### Exercise description
Output the material word for word. Leave each picture out.

*****

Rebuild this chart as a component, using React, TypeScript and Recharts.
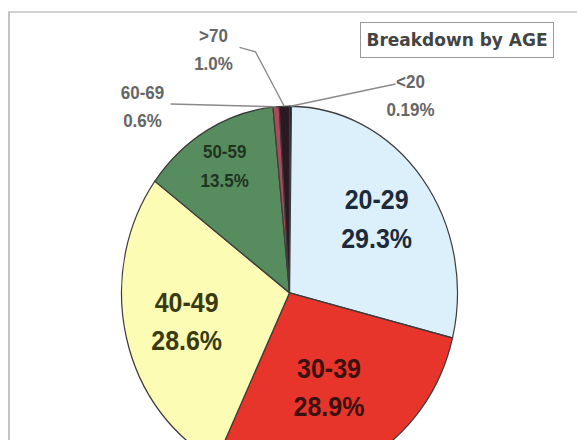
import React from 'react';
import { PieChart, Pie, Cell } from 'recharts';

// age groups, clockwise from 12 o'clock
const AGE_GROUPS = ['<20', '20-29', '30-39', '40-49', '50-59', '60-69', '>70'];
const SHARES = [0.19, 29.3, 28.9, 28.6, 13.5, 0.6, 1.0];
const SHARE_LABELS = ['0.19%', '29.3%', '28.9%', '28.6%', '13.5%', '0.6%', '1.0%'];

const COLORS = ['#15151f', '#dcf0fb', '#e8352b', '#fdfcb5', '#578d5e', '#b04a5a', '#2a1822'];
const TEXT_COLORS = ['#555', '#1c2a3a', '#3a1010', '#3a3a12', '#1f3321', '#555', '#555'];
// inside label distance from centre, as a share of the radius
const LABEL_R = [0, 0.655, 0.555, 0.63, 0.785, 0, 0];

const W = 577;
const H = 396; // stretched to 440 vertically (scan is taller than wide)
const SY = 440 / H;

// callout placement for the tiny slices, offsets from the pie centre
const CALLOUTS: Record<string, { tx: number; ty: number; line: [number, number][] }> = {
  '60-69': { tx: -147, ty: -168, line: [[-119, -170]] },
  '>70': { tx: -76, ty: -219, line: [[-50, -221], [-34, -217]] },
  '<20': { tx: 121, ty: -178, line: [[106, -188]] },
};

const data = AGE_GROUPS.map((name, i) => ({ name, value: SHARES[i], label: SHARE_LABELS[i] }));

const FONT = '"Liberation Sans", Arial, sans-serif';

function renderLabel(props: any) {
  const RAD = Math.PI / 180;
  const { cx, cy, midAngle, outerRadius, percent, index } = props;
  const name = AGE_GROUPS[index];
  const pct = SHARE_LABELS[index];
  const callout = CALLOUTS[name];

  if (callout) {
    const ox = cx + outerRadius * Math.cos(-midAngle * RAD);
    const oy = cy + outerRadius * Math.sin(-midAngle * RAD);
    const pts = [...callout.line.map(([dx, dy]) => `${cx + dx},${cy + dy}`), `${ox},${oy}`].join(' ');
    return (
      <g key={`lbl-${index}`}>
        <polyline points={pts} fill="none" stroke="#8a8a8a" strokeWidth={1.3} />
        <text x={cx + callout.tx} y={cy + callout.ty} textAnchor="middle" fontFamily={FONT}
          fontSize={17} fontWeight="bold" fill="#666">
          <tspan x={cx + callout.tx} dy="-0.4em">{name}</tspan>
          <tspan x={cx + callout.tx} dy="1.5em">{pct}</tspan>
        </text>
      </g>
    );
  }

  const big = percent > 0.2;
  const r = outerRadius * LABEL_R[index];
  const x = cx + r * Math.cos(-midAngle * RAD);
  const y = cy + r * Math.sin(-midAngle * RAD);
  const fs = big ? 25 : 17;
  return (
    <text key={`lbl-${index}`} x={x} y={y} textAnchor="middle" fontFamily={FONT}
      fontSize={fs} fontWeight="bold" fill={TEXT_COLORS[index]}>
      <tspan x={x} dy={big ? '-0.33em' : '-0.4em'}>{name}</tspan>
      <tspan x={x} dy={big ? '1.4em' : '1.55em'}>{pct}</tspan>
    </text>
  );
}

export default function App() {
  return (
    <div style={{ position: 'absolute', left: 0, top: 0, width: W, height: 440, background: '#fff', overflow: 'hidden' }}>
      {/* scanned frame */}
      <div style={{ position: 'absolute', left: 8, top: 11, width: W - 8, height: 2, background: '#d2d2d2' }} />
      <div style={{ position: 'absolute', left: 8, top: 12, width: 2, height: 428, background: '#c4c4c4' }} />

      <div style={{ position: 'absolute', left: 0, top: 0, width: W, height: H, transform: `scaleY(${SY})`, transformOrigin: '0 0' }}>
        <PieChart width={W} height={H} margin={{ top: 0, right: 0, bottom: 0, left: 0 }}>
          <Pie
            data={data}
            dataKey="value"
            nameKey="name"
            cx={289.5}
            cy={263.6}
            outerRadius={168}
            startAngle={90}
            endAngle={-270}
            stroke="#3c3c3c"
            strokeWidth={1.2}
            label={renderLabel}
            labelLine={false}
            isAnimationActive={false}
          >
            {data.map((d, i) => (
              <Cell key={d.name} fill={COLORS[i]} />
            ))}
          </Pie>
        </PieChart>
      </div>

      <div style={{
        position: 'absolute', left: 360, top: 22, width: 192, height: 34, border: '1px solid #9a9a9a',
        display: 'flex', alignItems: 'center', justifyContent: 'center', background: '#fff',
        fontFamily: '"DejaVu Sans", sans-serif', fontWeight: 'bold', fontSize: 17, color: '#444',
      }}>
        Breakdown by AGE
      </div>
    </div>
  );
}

*****

### Solution to this task
Rebuild this chart as a component, using React, TypeScript and Recharts.
import React from 'react';
import { PieChart, Pie, Cell } from 'recharts';

// age groups, clockwise from 12 o'clock
const AGE_GROUPS = ['<20', '20-29', '30-39', '40-49', '50-59', '60-69', '>70'];
const SHARES = [0.19, 29.3, 28.9, 28.6, 13.5, 0.6, 1.0];
const SHARE_LABELS = ['0.19%', '29.3%', '28.9%', '28.6%', '13.5%', '0.6%', '1.0%'];

const COLORS = ['#15151f', '#dcf0fb', '#e8352b', '#fdfcb5', '#578d5e', '#b04a5a', '#2a1822'];
const TEXT_COLORS = ['#555', '#1c2a3a', '#3a1010', '#3a3a12', '#1f3321', '#555', '#555'];
// inside label distance from centre, as a share of the radius
const LABEL_R = [0, 0.655, 0.555, 0.63, 0.785, 0, 0];

const W = 577;
const H = 396; // stretched to 440 vertically (scan is taller than wide)
const SY = 440 / H;

// callout placement for the tiny slices, offsets from the pie centre
const CALLOUTS: Record<string, { tx: number; ty: number; line: [number, number][] }> = {
  '60-69': { tx: -147, ty: -168, line: [[-119, -170]] },
  '>70': { tx: -76, ty: -219, line: [[-50, -221], [-34, -217]] },
  '<20': { tx: 121, ty: -178, line: [[106, -188]] },
};

const data = AGE_GROUPS.map((name, i) => ({ name, value: SHARES[i], label: SHARE_LABELS[i] }));

const FONT = '"Liberation Sans", Arial, sans-serif';

function renderLabel(props: any) {
  const RAD = Math.PI / 180;
  const { cx, cy, midAngle, outerRadius, percent, index } = props;
  const name = AGE_GROUPS[index];
  const pct = SHARE_LABELS[index];
  const callout = CALLOUTS[name];

  if (callout) {
    const ox = cx + outerRadius * Math.cos(-midAngle * RAD);
    const oy = cy + outerRadius * Math.sin(-midAngle * RAD);
    const pts = [...callout.line.map(([dx, dy]) => `${cx + dx},${cy + dy}`), `${ox},${oy}`].join(' ');
    return (
      <g key={`lbl-${index}`}>
        <polyline points={pts} fill="none" stroke="#8a8a8a" strokeWidth={1.3} />
        <text x={cx + callout.tx} y={cy + callout.ty} textAnchor="middle" fontFamily={FONT}
          fontSize={17} fontWeight="bold" fill="#666">
          <tspan x={cx + callout.tx} dy="-0.4em">{name}</tspan>
          <tspan x={cx + callout.tx} dy="1.5em">{pct}</tspan>
        </text>
      </g>
    );
  }

  const big = percent > 0.2;
  const r = outerRadius * LABEL_R[index];
  const x = cx + r * Math.cos(-midAngle * RAD);
  const y = cy + r * Math.sin(-midAngle * RAD);
  const fs = big ? 25 : 17;
  return (
    <text key={`lbl-${index}`} x={x} y={y} textAnchor="middle" fontFamily={FONT}
      fontSize={fs} fontWeight="bold" fill={TEXT_COLORS[index]}>
      <tspan x={x} dy={big ? '-0.33em' : '-0.4em'}>{name}</tspan>
      <tspan x={x} dy={big ? '1.4em' : '1.55em'}>{pct}</tspan>
    </text>
  );
}

export default function App() {
  return (
    <div style={{ position: 'absolute', left: 0, top: 0, width: W, height: 440, background: '#fff', overflow: 'hidden' }}>
      {/* scanned frame */}
      <div style={{ position: 'absolute', left: 8, top: 11, width: W - 8, height: 2, background: '#d2d2d2' }} />
      <div style={{ position: 'absolute', left: 8, top: 12, width: 2, height: 428, background: '#c4c4c4' }} />

      <div style={{ position: 'absolute', left: 0, top: 0, width: W, height: H, transform: `scaleY(${SY})`, transformOrigin: '0 0' }}>
        <PieChart width={W} height={H} margin={{ top: 0, right: 0, bottom: 0, left: 0 }}>
          <Pie
            data={data}
            dataKey="value"
            nameKey="name"
            cx={289.5}
            cy={263.6}
            outerRadius={168}
            startAngle={90}
            endAngle={-270}
            stroke="#3c3c3c"
            strokeWidth={1.2}
            label={renderLabel}
            labelLine={false}
            isAnimationActive={false}
          >
            {data.map((d, i) => (
              <Cell key={d.name} fill={COLORS[i]} />
            ))}
          </Pie>
        </PieChart>
      </div>

      <div style={{
        position: 'absolute', left: 360, top: 22, width: 192, height: 34, border: '1px solid #9a9a9a',
        display: 'flex', alignItems: 'center', justifyContent: 'center', background: '#fff',
        fontFamily: '"DejaVu Sans", sans-serif', fontWeight: 'bold', fontSize: 17, color: '#444',
      }}>
        Breakdown by AGE
      </div>
    </div>
  );
}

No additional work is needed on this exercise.